Big Interview: Monika Kaplan, Global Marketing Director, Reserved

“He who is fast arriving, is fast leaving.”

Marek Piechocki, the owner of the Polish retail empire LPP, has certainly practiced what he preaches when it comes to London.

Since its inception in 1999, LPP’s flagship retail fascia Reserved has amassed a market that spans 23 countries, boasting over 450 stores in its estate.

It took nearly 20 years for Reserved to make its mark in the UK, but last September it launched its inaugural store in the heart of London.

Despite taking a long time to arrive here, the fashion retailer has not wasted a second in letting everyone know they are here thanks to its global marketing director Monika Kaplan.

“We were not very well known in the UK, but we’ve been in the market for more than 20 years and we did a lot of different campaigns,” she told the Retail Gazette.

Before the retailer had even opened its doors in the UK, Kate Moss was announced as the face of its first campaign. Following a second with 80s superstar Cindy Crawford, Reserved is now launching a range in partnership with British Vogue, the first of its kind in the magazine’s 100-year history.

“This is something you have in London, you absorb different inspiration and you play with that and experiment”

“It’s something to build awareness, and say: ‘Hey this is Reserved, we have Kate Moss, we have Cindy Crawford, we work with Vogue’,” Kaplan said.

“It’s very important for a new brand in the market.

“It’s very important, unfortunately it is also quite expensive, but it’s worth doing.”

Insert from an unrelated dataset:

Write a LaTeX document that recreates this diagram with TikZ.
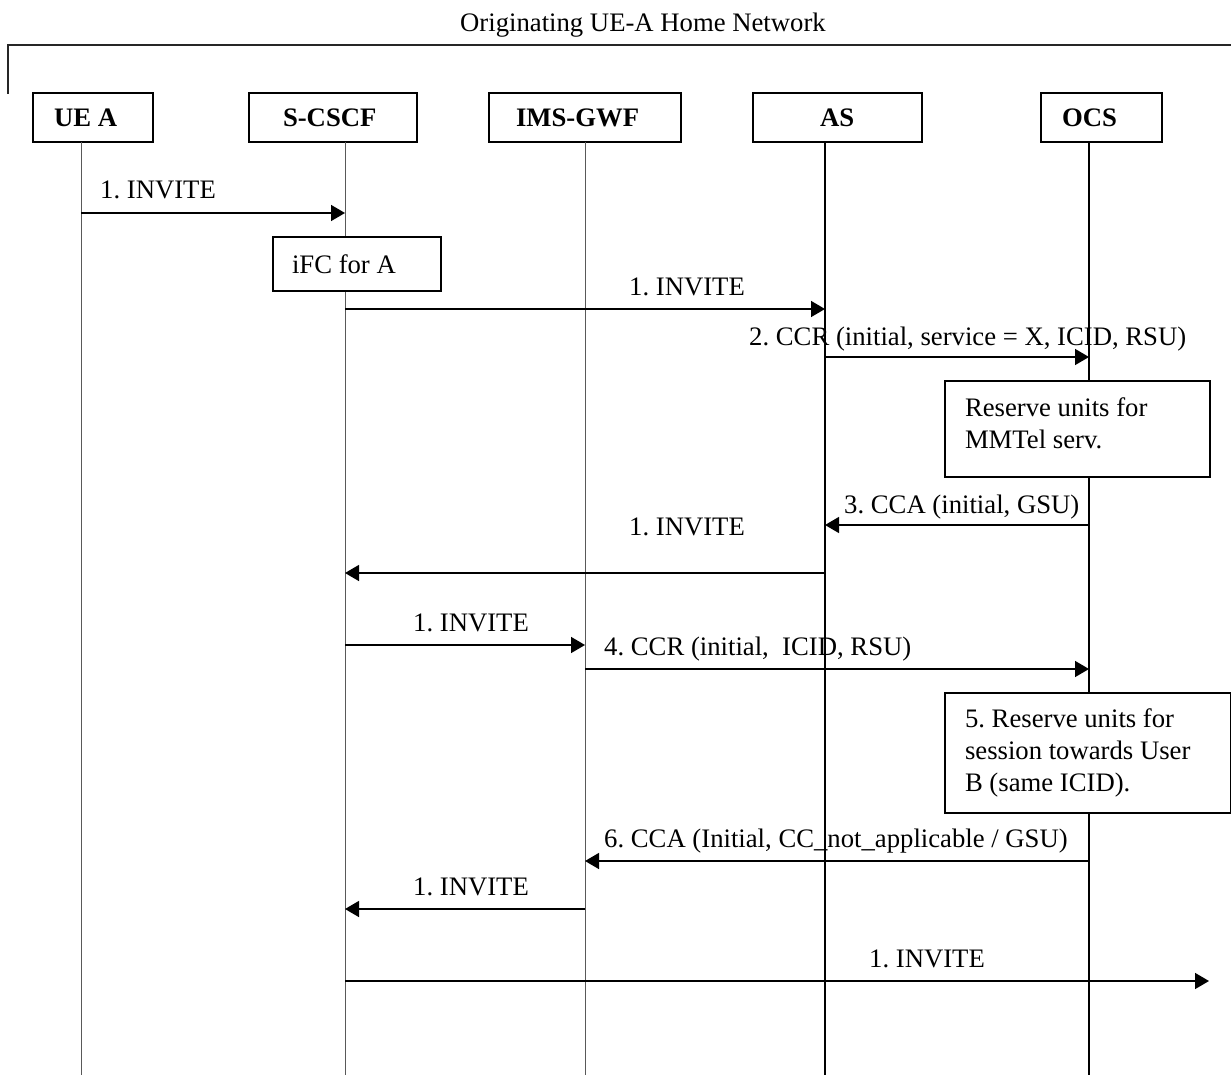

The new 10-piece capsule collection – which launched on December 6 at the retailer’s Oxford Street flagship while also being featured in the next issue of Vogue – is the latest evolution of this strategy.

It incorporates the vision behind both previous campaigns, integrating the 80s aesthetic of its Cindy Crawford campaign, while further establishing itself in the world of British fashion as it did with Kate Moss.

With such a strong international presence, a third-quarter turnover of £190 million and its only London store yet to make a profit, one may question why the brand is ploughing so much effort into breaking into the UK market.

“Definitely out of all of our stores across Europe, the one in London is the most important for us,” Kaplan explained.

“First of all, there’s the openness of the fashion industry for new brands, and them being very enthusiastic about new brands. Also, the openness to this kind of diversity, the diversity of being from eastern Europe.

“The curiosity around our local aesthetic, this is something totally new for us. This is the first and a major thing, this is a great experience for us.

“I mean, this is something you have in London, you absorb different inspirations and you play with that and experiment. And you are not conservative, in that sense anyway.”

As predicted, London’s fashion world has welcomed Reserved with open arms, celebrating its unique style which has previously been absent among the UK’s myriad of fast-fashion high street retailers.

“Each season we release a collection called Re Design, which is mainly around Eastern European aesthetic,” Kaplan added.

“I know that this collection is very much welcome in our London store, the influencers in London love the collection and each season they wait for the collection.”

The Reserved X British Vogue collection goes further, moving past simply breaking into the market and seeking to establish its own individual identity within it.

To do this it has, for the first time, invited Vogue to help shape the collection while maintaining its eastern European heritage.

“Being from central or Eastern Europe, you need to try harder and that’s why every time we try to somehow reinvent something”

“I would call it a collaboration because its more than just linking the two brands of Vogue and Reserved together, it’s also getting Vogue involved in the whole creative process,” Kaplan said.

“We wanted to allow the British experts, that’s how we perceive Vogue, to somehow coach and work together on inspirations and the final style of the collection. But from the beginning we said to Vogue we want the collection to be from Poland.

“What I really would like to mention is that we like to do things that are new, that are for the first time, that are different. Being from central or eastern Europe, you need to try harder and that’s why every time we try to somehow reinvent something.”

By all accounts Kaplan has succeeded in creating something that has never been done before, using Reserved’s heritage and unfamiliar style to its advantage, and firmly establishing it as a contender to the big high street retailers in little more than a year.